## [Stated goal]
From the first line of the listing below, retype each line up to and including the one with "100, interval: 20"; pictures stay out.

## [Supplied material]
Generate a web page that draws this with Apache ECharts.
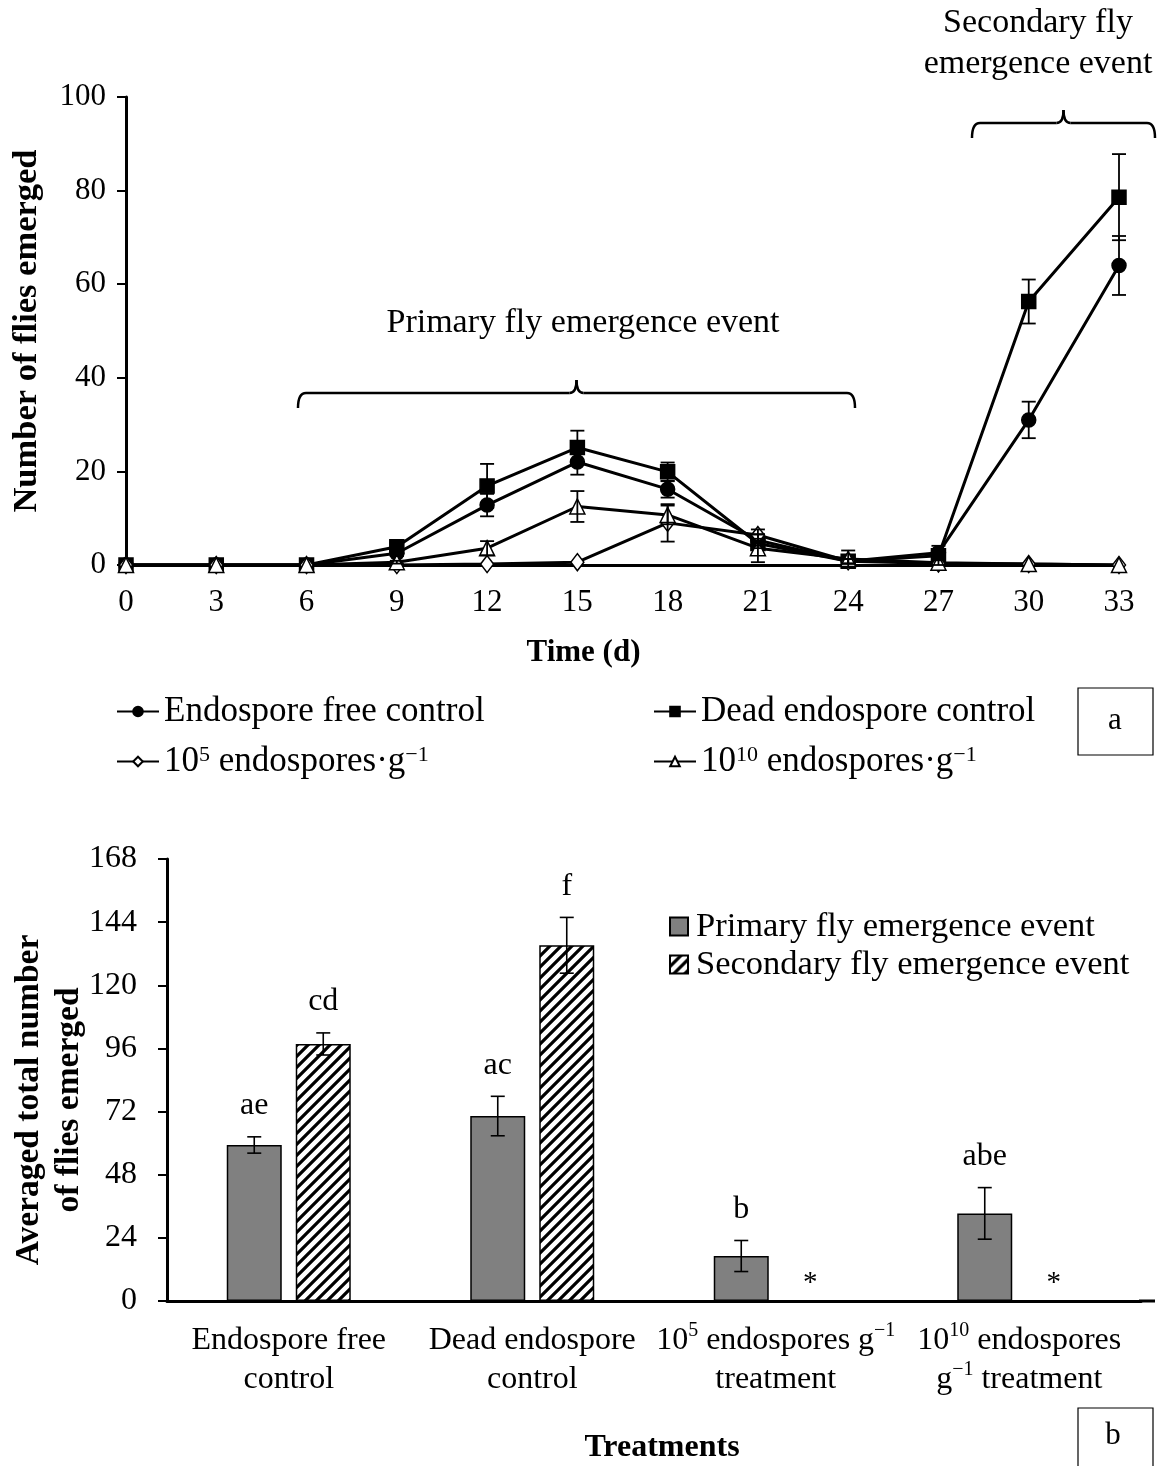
<!DOCTYPE html>
<html>
<head>
<meta charset="utf-8">
<title>Fly emergence</title>
<script src="https://cdn.jsdelivr.net/npm/echarts@6/dist/echarts.min.js"></script>
<style>
  html, body { margin: 0; padding: 0; background: #fff; }
  #chart { width: 1162px; height: 1466px; }
</style>
</head>
<body>
<div id="chart"></div>
<script>
// ---- (a) daily emergence ----
const days = [0, 3, 6, 9, 12, 15, 18, 21, 24, 27, 30, 33];
const freeControl    = [0, 0, 0, 2.5, 12.8, 22.0, 16.2, 5.3, 0.8, 2.6, 31.0, 64.0];
const freeControlErr = [0, 0, 0, 0.6, 2.4, 2.7, 1.8, 1.2, 0.5, 1.5, 3.9, 6.3];
const deadControl    = [0, 0, 0, 3.9, 16.9, 25.1, 19.9, 4.6, 0.8, 2.0, 56.3, 78.6];
const deadControlErr = [0, 0, 0, 0.8, 4.7, 3.6, 2.0, 1.0, 0.5, 0.6, 4.7, 9.2];
const lowDose        = [0, 0, 0, 0, 0.2, 0.6, 9.0, 6.4, 0.8, 0.3, 0.2, 0];
const lowDoseErr     = [0, 0, 0, 0, 0, 0, 4.0, 1.2, 0.5, 0, 0, 0];
const highDose       = [0, 0, 0, 0.6, 3.6, 12.5, 10.7, 3.6, 1.3, 0.5, 0.2, 0];
const highDoseErr    = [0, 0, 0, 0.3, 1.5, 3.3, 2.0, 3.0, 1.8, 0.5, 0, 0];
const yTicksA = { min: 0, max: 100, interval: 20 };

// ---- (b) totals per treatment ----
// {sup|..} marks superscript runs
const treatments = [
  'Endospore free\ncontrol',
  'Dead endospore\ncontrol',
  '10{sup|5} endospores g{sup|\u22121}\ntreatment',
  '10{sup|10} endospores\ng{sup|\u22121} treatment'
];
const primaryTotal      = [59.3, 70.3, 17.1, 33.3];
const primaryTotalErr   = [3.1, 7.5, 5.9, 9.8];
const primaryLetters    = ['ae', 'ac', 'b', 'abe'];
const secondaryTotal    = [97.7, 135.2, 0, 0];
const secondaryTotalErr = [4.2, 10.6, 0, 0];
const secondaryLetters  = ['cd', 'f', '*', '*'];
const yTicksB = { min: 0, max: 168, interval: 24 };

const NAMES = {
  free: 'Endospore free control',
  dead: 'Dead endospore control',
  low: '10^5 endospores g^-1',
  high: '10^10 endospores g^-1',
  primary: 'Primary fly emergence event',
  secondary: 'Secondary fly emergence event'
};
const LEGEND_TEXT = {};
LEGEND_TEXT[NAMES.low] = '10{sup|5} endospores\u00B7g{sup|\u22121}';
LEGEND_TEXT[NAMES.high] = '10{sup|10} endospores\u00B7g{sup|\u22121}';

const FONT = "'Liberation Serif', 'Times New Roman', serif";
const INK = '#000';

const chart = echarts.init(document.getElementById('chart'), null, { renderer: 'canvas' });

// diagonal hatch tile for the secondary bars
function hatchPattern() {
  const s = 11;
  const c = document.createElement('canvas');
  c.width = s; c.height = s;
  const g = c.getContext('2d');
  g.fillStyle = '#fff';
  g.fillRect(0, 0, s, s);
  g.strokeStyle = '#000';
  g.lineWidth = 3.2;
  g.beginPath();
  g.moveTo(-2, s + 2); g.lineTo(s + 2, -2);
  g.moveTo(-2, 2); g.lineTo(2, -2);
  g.moveTo(s - 2, s + 2); g.lineTo(s + 2, s - 2);
  g.stroke();
  return { image: c, repeat: 'repeat' };
}

function pairs(xs, ys, es) {
  return xs.map((x, i) => [x, ys[i], es[i]]);
}

// vertical error whiskers for the line panel
function lineErrorSeries(name, xs, ys, es) {
  return {
    type: 'custom',
    name: name + ' err',
    xAxisIndex: 0, yAxisIndex: 0,
    data: pairs(xs, ys, es),
    z: 5,
    silent: true,
    renderItem(params, api) {
      const e = api.value(2);
      if (!e) return { type: 'group', children: [] };
      const x = api.value(0), y = api.value(1);
      const hi = api.coord([x, y + e]);
      const lo = api.coord([x, y - e]);
      const cap = 7;
      const st = { stroke: INK, lineWidth: 1.8 };
      return {
        type: 'group',
        children: [
          { type: 'line', shape: { x1: hi[0], y1: hi[1], x2: lo[0], y2: lo[1] }, style: st },
          { type: 'line', shape: { x1: hi[0] - cap, y1: hi[1], x2: hi[0] + cap, y2: hi[1] }, style: st },
          { type: 'line', shape: { x1: lo[0] - cap, y1: lo[1], x2: lo[0] + cap, y2: lo[1] }, style: st }
        ]
      };
    }
  };
}

function lineSeries(name, ys, symbol, size, fill, z) {
  return {
    type: 'line',
    name: name,
    xAxisIndex: 0, yAxisIndex: 0,
    data: days.map((d, i) => [d, ys[i]]),
    symbol: symbol,
    symbolSize: size,
    showAllSymbol: true,
    z: z,
    lineStyle: { color: INK, width: 3 },
    itemStyle: { color: fill, borderColor: INK, borderWidth: 1.5 },
    emphasis: { disabled: true }
  };
}

const BAR_W = 55;
const BAR_GAP = 14;

// whiskers and letter groupings for the bar panel
function barErrorSeries(name, vals, errs, letters, side) {
  return {
    type: 'custom',
    name: name + ' err',
    xAxisIndex: 1, yAxisIndex: 1,
    data: vals.map((v, i) => [i, v, errs[i]]),
    z: 6,
    silent: true,
    renderItem(params, api) {
      const i = api.value(0), v = api.value(1), e = api.value(2);
      const label = letters[i];
      const c = api.coord([i, v]);
      const x = c[0] + side * (BAR_W + BAR_GAP) / 2;
      const children = [];
      let top = c[1];
      if (e) {
        const hi = api.coord([i, v + e]);
        const lo = api.coord([i, v - e]);
        const st = { stroke: INK, lineWidth: 1.6 };
        const cap = 7;
        children.push(
          { type: 'line', shape: { x1: x, y1: hi[1], x2: x, y2: lo[1] }, style: st },
          { type: 'line', shape: { x1: x - cap, y1: hi[1], x2: x + cap, y2: hi[1] }, style: st },
          { type: 'line', shape: { x1: x - cap, y1: lo[1], x2: x + cap, y2: lo[1] }, style: st }
        );
        top = hi[1];
      }
      const isMark = label === '*';
      children.push({
        type: 'text',
        style: {
          text: label,
          x: x,
          y: isMark ? top - 3 : top - 15,
          align: 'center',
          verticalAlign: 'bottom',
          font: (isMark ? 29 : 32) + 'px ' + FONT,
          fill: INK
        }
      });
      return { type: 'group', children };
    }
  };
}

// horizontal curly brace: hooks at both ends, notch pointing up at the middle
function brace(x1, x2, y, hook, notch) {
  const xm = (x1 + x2) / 2;
  const st = { stroke: INK, lineWidth: 2.5, fill: null };
  const r = 8;
  return [
    { type: 'bezierCurve', z: 10, shape: { x1: x1, y1: y + hook, cpx1: x1, cpy1: y, x2: x1 + r, y2: y }, style: st },
    { type: 'line', z: 10, shape: { x1: x1 + r, y1: y, x2: xm - 7, y2: y }, style: st },
    { type: 'bezierCurve', z: 10, shape: { x1: xm - 7, y1: y, cpx1: xm, cpy1: y, x2: xm, y2: y - notch }, style: st },
    { type: 'bezierCurve', z: 10, shape: { x1: xm, y1: y - notch, cpx1: xm, cpy1: y, x2: xm + 7, y2: y }, style: st },
    { type: 'line', z: 10, shape: { x1: xm + 7, y1: y, x2: x2 - r, y2: y }, style: st },
    { type: 'bezierCurve', z: 10, shape: { x1: x2 - r, y1: y, cpx1: x2, cpy1: y, x2: x2, y2: y + hook }, style: st }
  ];
}

const supStyle = (size) => ({ fontFamily: FONT, fontSize: size, color: INK, verticalAlign: 'top' });
const axisLineStyle = { lineStyle: { color: INK, width: 3 } };
const legendText = (size) => ({
  color: INK, fontFamily: FONT, fontSize: size,
  rich: { sup: supStyle(Math.round(size * 0.62)) }
});

const option = {
  backgroundColor: '#fff',
  animation: false,
  grid: [
    { left: 126, top: 97, width: 993, height: 468, containLabel: false, outerBoundsMode: 'none' },
    { left: 167, top: 859, width: 974, height: 442, containLabel: false, outerBoundsMode: 'none' }
  ],
  xAxis: [
    {
      gridIndex: 0, type: 'value', min: 0, max: 33, interval: 3,
      axisLine: axisLineStyle, axisTick: { show: false }, splitLine: { show: false },
      axisLabel: { color: INK, fontFamily: FONT, fontSize: 31, margin: 22 },
      name: 'Time (d)', nameLocation: 'middle', nameGap: 72, nameMoveOverlap: false,
      nameTextStyle: { color: INK, fontFamily: FONT, fontSize: 31, fontWeight: 'bold', padding: [0, 78, 0, 0] }
    },
    {
      gridIndex: 1, type: 'category', data: treatments,
      axisLine: axisLineStyle, axisTick: { show: false }, splitLine: { show: false },
      axisLabel: {
        color: INK, fontFamily: FONT, fontSize: 32, lineHeight: 39, margin: 20, interval: 0,
        rich: { sup: supStyle(20) }
      },
      name: 'Treatments', nameLocation: 'middle', nameGap: 131, nameMoveOverlap: false,
      nameTextStyle: { color: INK, fontFamily: FONT, fontSize: 32, fontWeight: 'bold', padding: [0, 0, 0, 16] }
    }
  ],
  yAxis: [
    {
      gridIndex: 0, type: 'value', min: yTicksA.min, max: yTicksA.max, interval: yTicksA.interval,
      axisLine: { show: true, lineStyle: { color: INK, width: 3 } },
      axisTick: { show: true, inside: false, length: 9, lineStyle: { color: INK, width: 2 } },
      splitLine: { show: false },
      axisLabel: { color: INK, fontFamily: FONT, fontSize: 31, margin: 20 },
      name: 'Number of flies emerged', nameLocation: 'middle', nameGap: 81, nameMoveOverlap: false,
      nameTextStyle: { color: INK, fontFamily: FONT, fontSize: 34.5, fontWeight: 'bold' }
    },
    {
      gridIndex: 1, type: 'value', min: yTicksB.min, max: yTicksB.max, interval: yTicksB.interval,
      axisLine: { show: true, lineStyle: { color: INK, width: 3 } },
      axisTick: { show: true, inside: false, length: 9, lineStyle: { color: INK, width: 2 } },
      splitLine: { show: false },
      axisLabel: { color: INK, fontFamily: FONT, fontSize: 32, margin: 30 },
      name: 'Averaged total number\nof flies emerged', nameLocation: 'middle', nameGap: 78, nameMoveOverlap: false,
      nameTextStyle: { color: INK, fontFamily: FONT, fontSize: 33.5, fontWeight: 'bold', lineHeight: 40, padding: [0, 40, 0, 0] }
    }
  ],
  legend: [
    {
      data: [NAMES.free, NAMES.low], orient: 'vertical', left: 111, top: 689,
      itemWidth: 42, itemHeight: 12, itemGap: 15,
      formatter: (n) => LEGEND_TEXT[n] || n,
      textStyle: legendText(35), selectedMode: false
    },
    {
      data: [NAMES.dead, NAMES.high], orient: 'vertical', left: 648, top: 689,
      itemWidth: 42, itemHeight: 12, itemGap: 15,
      formatter: (n) => LEGEND_TEXT[n] || n,
      textStyle: legendText(35), selectedMode: false
    },
    {
      data: [NAMES.primary, NAMES.secondary], orient: 'vertical', left: 664, top: 904,
      icon: 'rect', itemWidth: 18, itemHeight: 18, itemGap: 3,
      textStyle: { color: INK, fontFamily: FONT, fontSize: 34.5, padding: [0, 0, 0, 3] }, selectedMode: false
    }
  ],
  series: [
    lineSeries(NAMES.free, freeControl, 'circle', 14, INK, 3),
    lineSeries(NAMES.dead, deadControl, 'rect', 14, INK, 3),
    lineSeries(NAMES.low, lowDose, 'diamond', [13, 17], '#fff', 4),
    lineSeries(NAMES.high, highDose, 'triangle', 15, '#fff', 4),
    lineErrorSeries(NAMES.free, days, freeControl, freeControlErr),
    lineErrorSeries(NAMES.dead, days, deadControl, deadControlErr),
    lineErrorSeries(NAMES.low, days, lowDose, lowDoseErr),
    lineErrorSeries(NAMES.high, days, highDose, highDoseErr),
    {
      type: 'bar', name: NAMES.primary, xAxisIndex: 1, yAxisIndex: 1,
      data: primaryTotal, barWidth: BAR_W, barGap: (BAR_GAP / BAR_W * 100) + '%',
      itemStyle: { color: '#808080', borderColor: INK, borderWidth: 1.5 },
      emphasis: { disabled: true }
    },
    {
      type: 'bar', name: NAMES.secondary, xAxisIndex: 1, yAxisIndex: 1,
      data: secondaryTotal, barWidth: BAR_W,
      itemStyle: { color: hatchPattern(), borderColor: INK, borderWidth: 1.5 },
      emphasis: { disabled: true }
    },
    barErrorSeries(NAMES.primary, primaryTotal, primaryTotalErr, primaryLetters, -1),
    barErrorSeries(NAMES.secondary, secondaryTotal, secondaryTotalErr, secondaryLetters, 1)
  ],
  graphic: [].concat(
    // emergence-period braces and their captions
    brace(298, 855, 393, 15, 13),
    brace(972, 1155, 123, 15, 13),
    [
      {
        type: 'text', z: 10,
        style: { text: 'Primary fly emergence event', x: 583, y: 323, align: 'center', verticalAlign: 'middle', font: '34px ' + FONT, fill: INK }
      },
      {
        type: 'text', z: 10,
        style: { text: 'Secondary fly\nemergence event', x: 1038, y: 44, align: 'center', verticalAlign: 'middle', font: '34px ' + FONT, lineHeight: 41, fill: INK }
      },
      // the bottom baseline runs on a little past the last group
      { type: 'line', z: 10, shape: { x1: 1139, y1: 1301, x2: 1155, y2: 1301 }, style: { stroke: INK, lineWidth: 3 } },
      // panel tags
      { type: 'rect', z: 10, shape: { x: 1078, y: 688, width: 75, height: 67 }, style: { fill: '#fff', stroke: INK, lineWidth: 1.2 } },
      { type: 'text', z: 11, style: { text: 'a', x: 1115, y: 721, align: 'center', verticalAlign: 'middle', font: '31px ' + FONT, fill: INK } },
      { type: 'rect', z: 10, shape: { x: 1078, y: 1408, width: 75, height: 72 }, style: { fill: '#fff', stroke: INK, lineWidth: 1.2 } },
      { type: 'text', z: 11, style: { text: 'b', x: 1113, y: 1436, align: 'center', verticalAlign: 'middle', font: '31px ' + FONT, fill: INK } }
    ]
  )
};

chart.setOption(option);
</script>
</body>
</html>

## [Exercise output]
Generate a web page that draws this with Apache ECharts.
<!DOCTYPE html>
<html>
<head>
<meta charset="utf-8">
<title>Fly emergence</title>
<script src="https://cdn.jsdelivr.net/npm/echarts@6/dist/echarts.min.js"></script>
<style>
  html, body { margin: 0; padding: 0; background: #fff; }
  #chart { width: 1162px; height: 1466px; }
</style>
</head>
<body>
<div id="chart"></div>
<script>
// ---- (a) daily emergence ----
const days = [0, 3, 6, 9, 12, 15, 18, 21, 24, 27, 30, 33];
const freeControl    = [0, 0, 0, 2.5, 12.8, 22.0, 16.2, 5.3, 0.8, 2.6, 31.0, 64.0];
const freeControlErr = [0, 0, 0, 0.6, 2.4, 2.7, 1.8, 1.2, 0.5, 1.5, 3.9, 6.3];
const deadControl    = [0, 0, 0, 3.9, 16.9, 25.1, 19.9, 4.6, 0.8, 2.0, 56.3, 78.6];
const deadControlErr = [0, 0, 0, 0.8, 4.7, 3.6, 2.0, 1.0, 0.5, 0.6, 4.7, 9.2];
const lowDose        = [0, 0, 0, 0, 0.2, 0.6, 9.0, 6.4, 0.8, 0.3, 0.2, 0];
const lowDoseErr     = [0, 0, 0, 0, 0, 0, 4.0, 1.2, 0.5, 0, 0, 0];
const highDose       = [0, 0, 0, 0.6, 3.6, 12.5, 10.7, 3.6, 1.3, 0.5, 0.2, 0];
const highDoseErr    = [0, 0, 0, 0.3, 1.5, 3.3, 2.0, 3.0, 1.8, 0.5, 0, 0];
const yTicksA = { min: 0, max: 100, interval: 20 };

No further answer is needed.